Una posizione più dura ed intransigente degli americani verso la Turchia avrà ovviamente ripercussioni sulla crisi libica, che vede ora Ankara giocare un ruolo molto importante in particolare in Tripolitani – ricordiamo che grazie al sostegno militare turco il Governo di Tripoli è riuscito a respingere l’attacco del Generale Haftar che stava per conquistare la capitale, l’intervento militare ha quindi salvato il Governo di accordo nazionale guidato da Fayez al Sarraj dalla caduta e dalla conquista delle milizie hafatariane della Tripolitania. Ma ha permesso ai turchi di entrare militarmente nello scacchiere libico con l’installazione di due basi, una aerea ad Al Watiya e una navale a Misurata, e ricordiamo inoltre che l’avanzata di Haftar verso Tripoli era avvenuta che con un tacito assenso di Trump sotto la pressione degli Emirati Arabi. 

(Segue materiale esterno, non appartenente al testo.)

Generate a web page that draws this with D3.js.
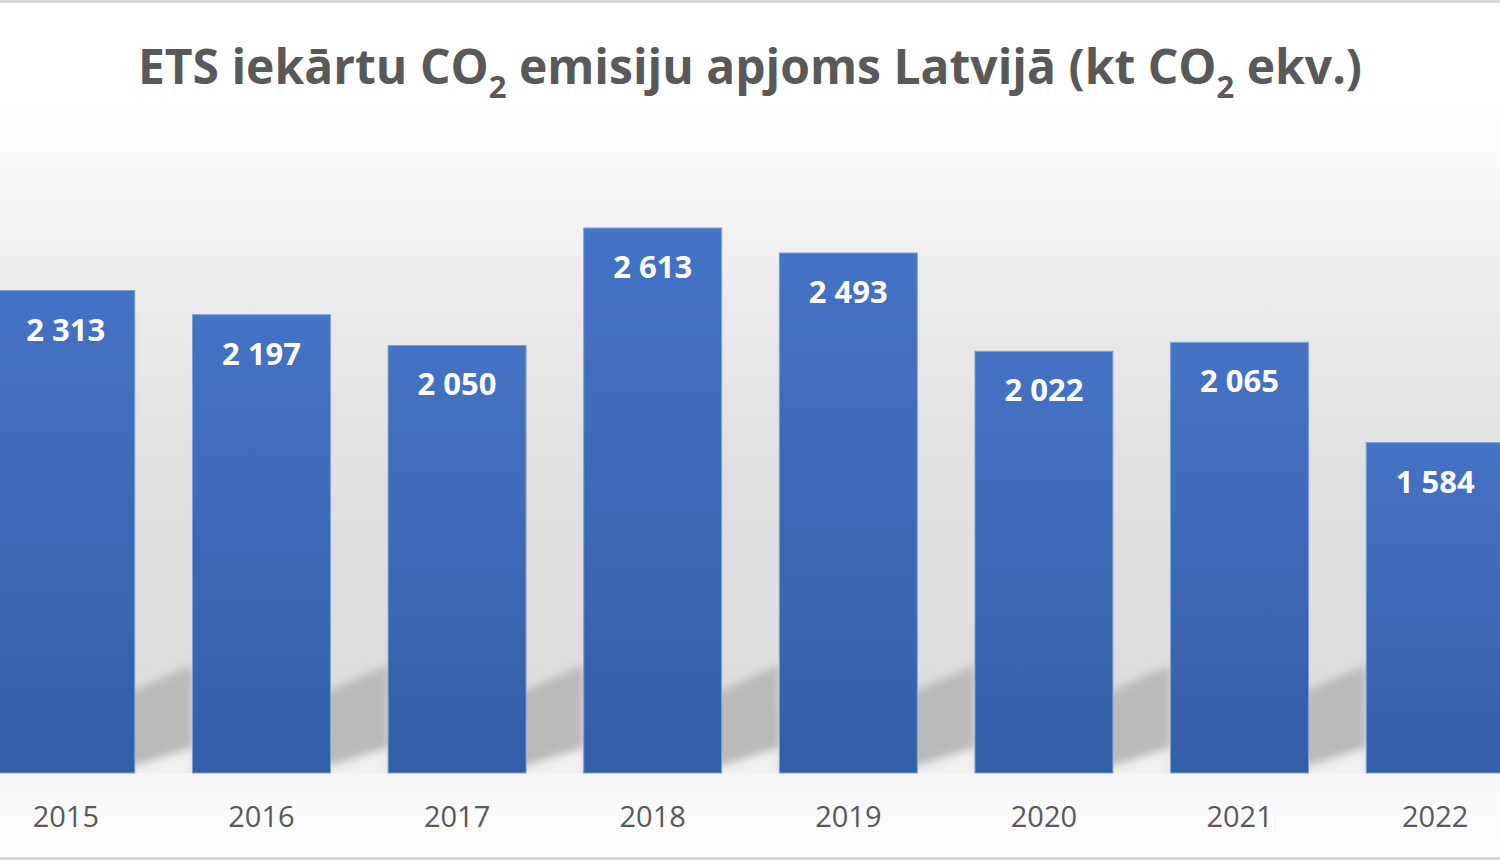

Come cambieranno gli equilibri in Libia dopo la vittoria di Biden? Con l’inizio a Tunisi del Forum di Dialogo libico sotto la supervisione dell’UNSMIL (Missione ONU per la LIBIA) si cercherà di fissare una data delle elezioni parlamentari e presidenziali e di formare un nuovo consiglio presidenziale a tre membri più un primo ministro disgiunto che formerà poi il nuovo esecutivo. Questo dialogo è stato preceduto da segnali positivi come gli accordi militari raggiunti dal comitato militare 5+5 ( 5 esponenti militari rappresentativi della est e 5 rappresentativi dell’ovest GNA).

Ma anche da segnali non proprio positivi con tante critiche arrivate sia dall’Est per la troppo presenza di membri della fratellanza mussulmana trai i membri del dialogo invitati dalla missione ONU, che dell’ovest sempre per la poca rappresentatività delle persone invitate della missione ONU al Dialogo. Cosa succederà durante e, soprattutto dopo, questi colloqui non è semplice dirlo perché le divergenze e la spaccature sono ancora molte. Quello che si può prevedere invece è che gli americani torneranno a giocare un ruolo più attivo in Libia con la nuova amministrazione, tenteranno di contenere le spinte espansionistiche sia della Turchia che della Russia che ricordiamo tramite la società di contractor Wagner ha una forte presenza in Cirenaica vicino ad Haftar, e continuerà a dialogare in modo costruttivo con Egitto ed Emirati.

Quindi non mollerà completamente Haftar come qualcuno sperava o pensava, di fatto possiamo dire che rimarrà su una posizione attuale ma con una presenza più forte magari nominando un inviato speciale. Giocherà molto di sponda con l’Europa, continuerà a seguire la lotta al terrorismo, uno dei suoi obiettivi principali in Libia, e farà di tutto per arrivare ad una stabilizzazione del Paese, obiettivo non semplice vista la moltitudine di milizie e tribù e visto anche il peso dei Paesi stranieri interessati allo scenario libico. A questo punto occorre chiedersi se l’Europa e in particolare l’Italia, saranno in grado di cogliere questa nuova opportunità offerta dal probabile futuro presidente degli Stati Uniti per tornare ad avere un ruolo di spessore più ampio in quello che dovrebbe essere uno dei dossier strategici della sua politica internazionale.